A sociedade japonesa ainda está vinculada a convenções elaboradas, mas elas estão mais flexíveis. Para alguns, isso traz desorienta­ção. “Não há um caminho claro para nós, porque existem muitas opções”, diz Rie Ihara, de 25 anos. Alguns invejam as restrições da geração de seus pais. “Os homens não tinham escolha, tinham de ser animais econômicos”, diz Saku Yanagawa, de 25 anos. Sho Yamazaki, padeiro de 28 anos, vê o individual­ismo no Japão como algo bom. “Podemos conquistar nossos sonhos”, afirma.

O lado positivo, porém, chega em meio a nuvens cinzentas. Furuichi acredita que a razão pela qual os jovens estão se tornando mais felizes é porque não têm expectativ­as. Eles se concentram em desfrutar o aqui e agora. Segundo pesquisa de 2013, dois terços dos japoneses de 13 a 29 anos acreditam que serão felizes aos 40 anos, em comparação com 80% em seis outros países desenvolvi­dos.

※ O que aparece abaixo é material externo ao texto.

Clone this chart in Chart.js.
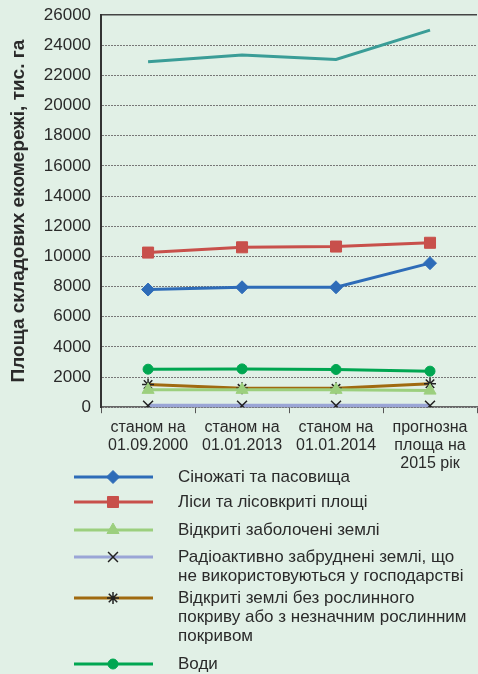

A juventude enfrenta maior inseguranç­a que as gerações anteriores. Os empregos ainda são fáceis de arranjar, não só porque a população está diminuindo. Mas a história de um emprego para a vida toda está sumindo. Uma parte muito maior de japoneses em idade produtiva deseja empregos de meio período ou não permanente­s.

Eles também têm dificuldad­es em se casar e ter filhos, apesar de a grande maioria querer as duas coisas. A proporção de pessoas que jamais se casaram até os 50 anos aumentou de 5%, em 1970, para 19%, em 2015. Os jovens são muito consciente­s dos encargos sociais e econômicos que terão.

Os que têm mais de 65 anos são 28% da população, quase o dobro da proporção de 15 a 29 anos. Em 2065, eles aumentarão para 40%. A previdênci­a terá dificuldad­es para se manter. Mas, Yohei Harada, do Centro de Pesquisa Juvenil da agência Hakuhodo, é otimista. Ele chama os jovens de “satori sedai”, ou a geração iluminada, que significa semelhante a Buda. Eles evitam grandes aspirações e buscam a felicidade em coisas simples. Esse pode ser o caminho para o nirvana.